In the case of Biden v. Nebraska, the Supreme Court ruled last year that the Biden administration lacked such authority to transfer half a trillion dollars of debt from student loan borrowers to the taxpayers. Only Congress can grant such sweeping authority for executive action in clear and explicit language, the Court ruled, because the president cannot “unilaterally alter large sections of the American economy.”
President Biden does not care what the Supreme Court says. He is defying the Supreme Court’s decision with a new regulatory rule, set to take full effect this summer. This rule is even worse in terms of the total amount of student debt that it would potentially cancel than the program struck down by the Supreme Court. The Wharton School of the University of Pennsylvania estimated the economic cost of the President’s newest rule to be $475 billion over 10 years, $45 billion more than Biden’s original attempt at executive overreach.
The Biden administration is playing fast and loose with an income-driven repayment system created by Congress, which statutorily permits student loan cancellations for borrowers based on specified income levels and length of the unpaid loans. The Biden administration’s new rule manipulates the legislatively imposed limits set forth in the Higher Education Act.
The administration promotes this enticement for young peoples’ votes as the “Saving on a Valuable Education (SAVE) plan.” To date, close to 8 million Americans have enrolled in the SAVE Plan, which is nothing more than a shell game. The SAVE plan saves student borrowers billions of dollars by transferring the cost of their loan obligations to hardworking taxpayers, some of whom never attended a college or university or who have paid off their student loans themselves.
President Biden pushed the envelope even further when, during his visit on April 8th to the battleground state of Wisconsin, he announced far reaching student debt relief for more than 30 million borrowers. This includes relief from unpaid interest for borrowers, irrespective of their income.
“Too many people feel the strain and stress, wondering if they’re going to — can get married, have their first child, start a family, because, even if they get by, they still have this crushing, crushing debt,” President Biden said about the student loan borrowers.
The truth is, however, that too many Americans overall – not just higher education borrowers – are struggling with crushing debt made far worse by Bidenflation.
Credit card debt has soared as Americans try to cope with the surging prices for food, gas, shelter, and other necessities since President Biden took office. Delinquencies on credit card loans have reached their highest level in nearly thirteen years.
The Federal Reserve Bank of New York’s Quarterly Report on Household Debt and Credit, issued by its Center for Microeconomic Data on February 6, 2024, sheds some light on President Biden’s over-emphasis on student loan relief. The report shows that “total household debt increased by $212 billion (1.2%) in the fourth quarter of 2023, to $17.50 trillion.” But student debt comprises only a small portion of the total quarterly increase and of the total amount of household debt as of the fourth quarter of 2023 – $2 billion and $1.6 trillion, respectively.
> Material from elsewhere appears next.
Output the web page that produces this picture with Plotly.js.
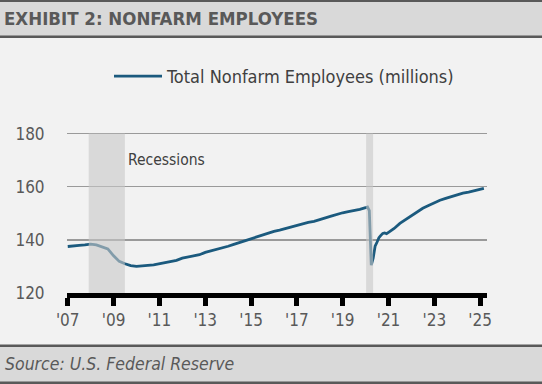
<!DOCTYPE html>
<html>
<head>
<meta charset="utf-8">
<script src="https://cdn.plot.ly/plotly-3.0.1.min.js"></script>
<style>html,body{margin:0;padding:0;background:#f2f2f2;}#chart{width:542px;height:384px;}</style>
</head>
<body>
<div id="chart"></div>
<script>
const dates = [
  "2007-01","2007-04","2007-07","2007-10",
  "2008-01","2008-04","2008-07","2008-10",
  "2009-01","2009-04","2009-07","2009-10",
  "2010-01","2010-04","2010-07","2010-10",
  "2011-01","2011-04","2011-07","2011-10",
  "2012-01","2012-04","2012-07","2012-10",
  "2013-01","2013-04","2013-07","2013-10",
  "2014-01","2014-04","2014-07","2014-10",
  "2015-01","2015-04","2015-07","2015-10",
  "2016-01","2016-04","2016-07","2016-10",
  "2017-01","2017-04","2017-07","2017-10",
  "2018-01","2018-04","2018-07","2018-10",
  "2019-01","2019-04","2019-07","2019-10",
  "2020-01","2020-02","2020-03","2020-04","2020-05","2020-06","2020-07","2020-08","2020-09","2020-10","2020-11","2020-12",
  "2021-01","2021-04","2021-07","2021-10",
  "2022-01","2022-04","2022-07","2022-10",
  "2023-01","2023-04","2023-07","2023-10",
  "2024-01","2024-04","2024-07","2024-10",
  "2025-01","2025-03"
];
const employees = [
  137.5,137.8,137.9,138.1,
  138.4,138.1,137.5,136.6,
  134.0,131.9,131.0,130.3,
  130.0,130.3,130.4,130.6,
  131.0,131.6,131.9,132.3,
  133.1,133.5,133.9,134.4,
  135.3,135.8,136.4,137.0,
  137.6,138.3,139.0,139.8,
  140.6,141.2,141.9,142.5,
  143.2,143.7,144.3,144.8,
  145.6,146.0,146.6,147.0,
  147.8,148.3,148.9,149.6,
  150.2,150.6,151.0,151.5,
  152.1,152.4,151.0,130.5,133.1,137.6,139.1,140.8,141.7,142.4,142.6,142.3,
  142.8,144.3,146.2,147.7,
  149.2,150.7,151.9,152.9,
  154.0,154.9,155.6,156.3,
  156.9,157.6,158.0,158.6,
  159.0,159.4
];
const recessionStarts = ["2007-12-01","2020-01-10"];
const recessionEnds = ["2009-06-30","2020-04-30"];
const tickDates = ["2007-01-01","2009-01-01","2011-01-01","2013-01-01","2015-01-01","2017-01-01","2019-01-01","2021-01-01","2023-01-01","2025-01-01"];
const tickLabels = ["'07","'09","'11","'13","'15","'17","'19","'21","'23","'25"];
const yTicks = [120,140,160,180];

const FONT = "'Liberation Sans Narrow', 'DejaVu Sans Condensed', 'Arial Narrow', sans-serif";
const YMIN = 120, YMAX = 180.6;
const L = 67, W = 420, B = 293;
const H = 159 * (YMAX - YMIN) / 60;
const T = B - H;
const px = v => (v - L) / W;
const py = v => (B - v) / H;

const shapes = [];
for (let i = 0; i < recessionStarts.length; i++) {
  shapes.push({type:"rect", xref:"x", yref:"y", x0:recessionStarts[i], x1:recessionEnds[i], y0:120, y1:180,
    fillcolor:"rgba(200,200,200,0.6)", line:{width:0}, layer:"above"});
}
// header band
shapes.push({type:"rect", xref:"paper", yref:"paper", x0:px(0), x1:px(542), y0:py(2), y1:py(37), fillcolor:"#d9d9d9", line:{width:0}, layer:"below"});
shapes.push({type:"line", xref:"paper", yref:"paper", x0:px(0), x1:px(542), y0:py(1.5), y1:py(1.5), line:{color:"#595959", width:2.5}});
shapes.push({type:"line", xref:"paper", yref:"paper", x0:px(0), x1:px(542), y0:py(37.5), y1:py(37.5), line:{color:"#595959", width:2.5}});
// footer band
shapes.push({type:"rect", xref:"paper", yref:"paper", x0:px(0), x1:px(542), y0:py(346), y1:py(382), fillcolor:"#d9d9d9", line:{width:0}, layer:"below"});
shapes.push({type:"line", xref:"paper", yref:"paper", x0:px(0), x1:px(542), y0:py(345.5), y1:py(345.5), line:{color:"#595959", width:2.5}});
shapes.push({type:"line", xref:"paper", yref:"paper", x0:px(0), x1:px(542), y0:py(382.5), y1:py(382.5), line:{color:"#595959", width:2.5}});

const data = [{
  type:"scatter", mode:"lines", x:dates, y:employees,
  name:"Total Nonfarm Employees (millions)",
  line:{color:"#1b5a7e", width:2.8}
}];

const layout = {
  width:542, height:384,
  margin:{l:L, r:542-L-W, t:T, b:384-B},
  paper_bgcolor:"#f2f2f2", plot_bgcolor:"#f2f2f2",
  font:{family:FONT, color:"#595959"},
  showlegend:true,
  legend:{orientation:"h", x:px(109), xanchor:"left", y:py(77), yanchor:"middle", itemwidth:48,
    bgcolor:"rgba(0,0,0,0)", font:{size:18, color:"#404040", family:FONT}},
  xaxis:{type:"date", range:["2006-12-20","2025-04-20"], tickmode:"array", tickvals:tickDates, ticktext:tickLabels,
    showgrid:false, zeroline:false, showline:true, linecolor:"#000", linewidth:5,
    ticks:"outside", ticklen:8, tickwidth:5, tickcolor:"#000",
    tickfont:{size:17, color:"#595959", family:FONT}},
  yaxis:{range:[YMIN, YMAX], tickmode:"array", tickvals:yTicks, showgrid:true, gridcolor:"#9a9a9a", gridwidth:1.5,
    zeroline:false, showline:false, ticks:"outside", ticklen:18, tickcolor:"rgba(0,0,0,0)",
    tickfont:{size:17, color:"#595959", family:FONT}},
  shapes:shapes,
  annotations:[
    {text:"<b>EXHIBIT 2: NONFARM EMPLOYEES</b>", xref:"paper", yref:"paper", x:px(2), y:py(19.5), xanchor:"left", yanchor:"middle",
      showarrow:false, font:{size:18.5, color:"#595959", family:FONT}},
    {text:"<i>Source: U.S. Federal Reserve</i>", xref:"paper", yref:"paper", x:px(3), y:py(364), xanchor:"left", yanchor:"middle",
      showarrow:false, font:{size:17.5, color:"#595959", family:FONT}},
    {text:"Recessions", xref:"paper", yref:"paper", x:px(126), y:py(160), xanchor:"left", yanchor:"middle",
      showarrow:false, font:{size:15.5, color:"#404040", family:FONT}}
  ]
};
Plotly.newPlot("chart", data, layout, {displayModeBar:false, staticPlot:true});
</script>
</body>
</html>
In terms of student debt percentages of these totals, they are less than 1% and 10 %, respectively.
Yet President Biden zeroed in on providing debt relief for higher education student borrowers at the expense of all taxpayers, including many Americans burdened with their own debts who never got to attend a college or university.
The Supreme Court will most likely have to get involved again to stop this president, who lectures us about the dangers to democracy while tearing apart America’s underpinnings as a constitutional republic with checks and balances.